## What is asked
Extract each line containing the string "React".

## Provided data
____________
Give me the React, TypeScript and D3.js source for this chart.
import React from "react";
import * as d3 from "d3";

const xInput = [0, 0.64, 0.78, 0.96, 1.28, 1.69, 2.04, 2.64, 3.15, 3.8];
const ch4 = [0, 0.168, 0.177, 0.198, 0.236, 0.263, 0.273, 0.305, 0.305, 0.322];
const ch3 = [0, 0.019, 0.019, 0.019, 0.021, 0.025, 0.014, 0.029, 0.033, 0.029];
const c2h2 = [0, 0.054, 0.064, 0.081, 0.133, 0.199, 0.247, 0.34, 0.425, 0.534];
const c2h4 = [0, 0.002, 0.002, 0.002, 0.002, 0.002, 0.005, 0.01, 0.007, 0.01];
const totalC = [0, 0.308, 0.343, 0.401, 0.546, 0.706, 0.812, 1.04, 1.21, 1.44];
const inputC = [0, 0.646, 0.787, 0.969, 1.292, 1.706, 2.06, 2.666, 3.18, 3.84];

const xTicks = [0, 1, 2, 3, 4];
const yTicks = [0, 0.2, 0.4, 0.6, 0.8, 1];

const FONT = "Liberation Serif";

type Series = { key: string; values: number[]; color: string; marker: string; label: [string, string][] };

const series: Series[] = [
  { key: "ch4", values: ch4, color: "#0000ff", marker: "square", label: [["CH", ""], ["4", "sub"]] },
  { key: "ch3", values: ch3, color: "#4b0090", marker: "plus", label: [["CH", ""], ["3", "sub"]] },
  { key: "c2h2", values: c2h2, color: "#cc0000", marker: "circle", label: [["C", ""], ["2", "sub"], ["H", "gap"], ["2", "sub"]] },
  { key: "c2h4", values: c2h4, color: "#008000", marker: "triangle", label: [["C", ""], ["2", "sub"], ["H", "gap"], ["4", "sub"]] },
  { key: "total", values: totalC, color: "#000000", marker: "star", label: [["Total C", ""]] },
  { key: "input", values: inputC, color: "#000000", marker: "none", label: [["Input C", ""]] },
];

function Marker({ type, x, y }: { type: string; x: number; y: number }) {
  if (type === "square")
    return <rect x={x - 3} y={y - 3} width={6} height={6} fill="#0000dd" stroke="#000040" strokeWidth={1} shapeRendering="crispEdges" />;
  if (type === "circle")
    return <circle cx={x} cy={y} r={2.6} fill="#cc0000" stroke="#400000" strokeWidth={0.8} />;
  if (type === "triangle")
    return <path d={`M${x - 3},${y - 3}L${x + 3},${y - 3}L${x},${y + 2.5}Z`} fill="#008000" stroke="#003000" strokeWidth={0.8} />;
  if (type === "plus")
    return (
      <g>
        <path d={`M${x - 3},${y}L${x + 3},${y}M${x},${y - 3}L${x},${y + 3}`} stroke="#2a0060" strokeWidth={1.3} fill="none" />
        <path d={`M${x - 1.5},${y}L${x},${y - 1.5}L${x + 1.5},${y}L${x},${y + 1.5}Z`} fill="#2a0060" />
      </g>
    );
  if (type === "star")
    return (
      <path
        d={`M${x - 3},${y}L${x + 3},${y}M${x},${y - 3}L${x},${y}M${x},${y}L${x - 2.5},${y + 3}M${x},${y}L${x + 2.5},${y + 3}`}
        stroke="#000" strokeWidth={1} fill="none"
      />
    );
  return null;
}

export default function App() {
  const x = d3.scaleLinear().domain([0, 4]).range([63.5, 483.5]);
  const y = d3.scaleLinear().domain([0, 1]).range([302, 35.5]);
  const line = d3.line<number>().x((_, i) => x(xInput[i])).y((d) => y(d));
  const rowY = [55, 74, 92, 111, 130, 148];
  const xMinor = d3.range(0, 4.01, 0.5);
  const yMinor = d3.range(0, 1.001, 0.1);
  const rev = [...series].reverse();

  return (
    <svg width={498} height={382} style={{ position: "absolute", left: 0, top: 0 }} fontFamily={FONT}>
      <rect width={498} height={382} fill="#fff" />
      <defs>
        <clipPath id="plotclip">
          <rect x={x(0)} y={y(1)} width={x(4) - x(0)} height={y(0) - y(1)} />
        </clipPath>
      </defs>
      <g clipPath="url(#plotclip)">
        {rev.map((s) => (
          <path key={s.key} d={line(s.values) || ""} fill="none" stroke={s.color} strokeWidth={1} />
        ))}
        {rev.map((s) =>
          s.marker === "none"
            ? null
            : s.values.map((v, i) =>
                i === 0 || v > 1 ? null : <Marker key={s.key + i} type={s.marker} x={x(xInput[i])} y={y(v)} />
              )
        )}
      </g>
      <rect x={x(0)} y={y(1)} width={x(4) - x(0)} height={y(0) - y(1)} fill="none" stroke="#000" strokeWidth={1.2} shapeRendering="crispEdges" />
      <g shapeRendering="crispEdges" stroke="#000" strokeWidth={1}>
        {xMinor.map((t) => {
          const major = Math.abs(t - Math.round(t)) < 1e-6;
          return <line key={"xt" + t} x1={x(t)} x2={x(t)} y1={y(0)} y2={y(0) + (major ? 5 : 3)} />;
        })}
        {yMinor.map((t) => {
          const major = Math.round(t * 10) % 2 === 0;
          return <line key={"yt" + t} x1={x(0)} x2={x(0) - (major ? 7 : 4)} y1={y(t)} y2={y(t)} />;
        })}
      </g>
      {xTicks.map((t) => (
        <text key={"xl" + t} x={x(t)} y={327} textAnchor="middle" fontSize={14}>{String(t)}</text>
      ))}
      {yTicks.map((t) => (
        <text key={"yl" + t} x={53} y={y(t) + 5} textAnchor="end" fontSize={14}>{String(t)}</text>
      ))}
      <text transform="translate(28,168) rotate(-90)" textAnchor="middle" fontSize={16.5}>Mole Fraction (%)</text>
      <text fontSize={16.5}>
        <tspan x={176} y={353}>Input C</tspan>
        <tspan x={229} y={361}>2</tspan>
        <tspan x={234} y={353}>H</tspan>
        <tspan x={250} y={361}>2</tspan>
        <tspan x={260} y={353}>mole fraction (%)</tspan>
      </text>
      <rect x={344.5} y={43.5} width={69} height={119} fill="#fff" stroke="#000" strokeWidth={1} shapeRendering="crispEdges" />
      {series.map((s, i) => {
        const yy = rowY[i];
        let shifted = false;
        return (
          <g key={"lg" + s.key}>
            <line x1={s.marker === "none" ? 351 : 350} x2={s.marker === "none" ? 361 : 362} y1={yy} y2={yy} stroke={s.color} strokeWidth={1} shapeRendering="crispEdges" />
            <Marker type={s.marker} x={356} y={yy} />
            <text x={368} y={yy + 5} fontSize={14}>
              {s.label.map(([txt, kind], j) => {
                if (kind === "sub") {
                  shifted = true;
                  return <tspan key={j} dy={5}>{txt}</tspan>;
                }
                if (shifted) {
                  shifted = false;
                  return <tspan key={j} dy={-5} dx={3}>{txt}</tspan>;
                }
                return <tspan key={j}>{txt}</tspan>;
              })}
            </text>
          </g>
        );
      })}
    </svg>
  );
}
____________
## Task answer
Give me the React, TypeScript and D3.js source for this chart.
import React from "react";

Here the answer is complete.